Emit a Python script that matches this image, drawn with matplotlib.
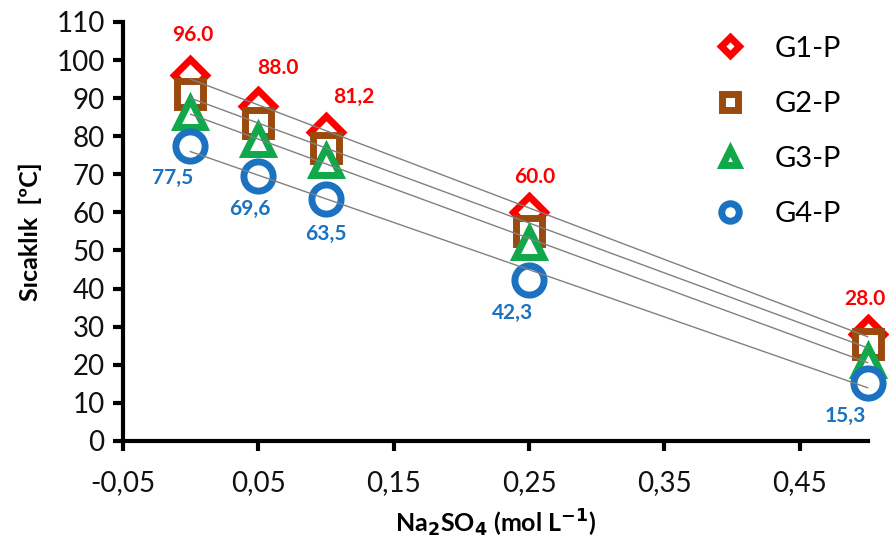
import matplotlib.pyplot as plt
import numpy as np

plt.rcParams['font.family'] = ['Lato', 'DejaVu Sans']

# data
conc = [0.0, 0.05, 0.10, 0.25, 0.50]
g1 = [96.0, 88.0, 81.2, 60.0, 28.0]
g2 = [91.0, 83.5, 77.0, 55.0, 25.5]
g3 = [86.0, 79.0, 73.5, 52.0, 21.0]
g4 = [77.5, 69.6, 63.5, 42.3, 15.3]
g1_labels = ['96.0', '88.0', '81,2', '60.0', '28.0']
g4_labels = ['77,5', '69,6', '63,5', '42,3', '15,3']
xticks = [-0.05, 0.05, 0.15, 0.25, 0.35, 0.45]
xtick_labels = ['-0,05', '0,05', '0,15', '0,25', '0,35', '0,45']
yticks = list(range(0, 111, 10))

series = [
    ('G1-P', g1, 'D', '#ff0000', 16),
    ('G2-P', g2, 's', '#9b4a0e', 19),
    ('G3-P', g3, '^', '#10a84a', 20),
    ('G4-P', g4, 'o', '#1a72c0', 21),
]

fig = plt.figure(figsize=(8.89, 5.49), dpi=100)
ax = fig.add_axes([0.138, 0.197, 0.838, 0.763])

x = np.array(conc)
for name, vals, mk, col, ms in series:
    ax.plot(x, vals, linestyle='none', marker=mk, markersize=ms,
            markerfacecolor='white', markeredgecolor=col, markeredgewidth=5,
            label=name, zorder=3, clip_on=False)

# linear trend lines
xx = np.array([conc[0], conc[-1]])
for name, vals, mk, col, ms in series:
    k, b = np.polyfit(x, vals, 1)
    ax.plot(xx, k * xx + b, color='#808080', lw=1.0, zorder=4, clip_on=False)

# data labels
g1_off = [(2, 22), (14, 20), (20, 18), (4, 18), (-2, 18)]
for xi, yi, lab, off in zip(conc, g1, g1_labels, g1_off):
    ax.annotate(lab, (xi, yi), xytext=off, textcoords='offset points',
                ha='center', va='bottom', color='#ff0000',
                fontsize=15, fontweight='bold', annotation_clip=False)
g4_off = [(-13, -16), (-6, -17), (0, -18), (-12, -17), (-16, -17)]
for xi, yi, lab, off in zip(conc, g4, g4_labels, g4_off):
    ax.annotate(lab, (xi, yi), xytext=off, textcoords='offset points',
                ha='center', va='top', color='#1a72c0',
                fontsize=15, fontweight='bold', annotation_clip=False)

ax.set_xlim(-0.05, 0.5)
ax.set_ylim(0, 110)
ax.set_xticks(xticks)
ax.set_xticklabels(xtick_labels)
ax.set_yticks(yticks)
ax.tick_params(axis='both', labelsize=20, width=3, length=7, direction='out',
               labelcolor='#111111')
ax.tick_params(axis='x', pad=14)
ax.tick_params(axis='y', pad=6)
for s in ['top', 'right']:
    ax.spines[s].set_visible(False)
for s in ['left', 'bottom']:
    ax.spines[s].set_linewidth(3)

ax.set_xlabel('Na$_\\mathbf{2}$SO$_\\mathbf{4}$ (mol L$^\\mathbf{-1}$)',
              fontsize=18, fontweight='bold', labelpad=8)
ax.set_ylabel('Sıcaklık  [ºC]', fontsize=18, fontweight='bold', labelpad=10)

leg = ax.legend(loc='upper right', bbox_to_anchor=(1.0, 1.03), frameon=False,
                fontsize=21, labelspacing=1.0, handletextpad=0.8,
                markerscale=0.6, handlelength=1.5)

fig.savefig('out.png', dpi=100)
========================================
What you will do:
Gather all lines from the listing above in which "matplotlib" occurs.

Correct response:
Emit a Python script that matches this image, drawn with matplotlib.
import matplotlib.pyplot as plt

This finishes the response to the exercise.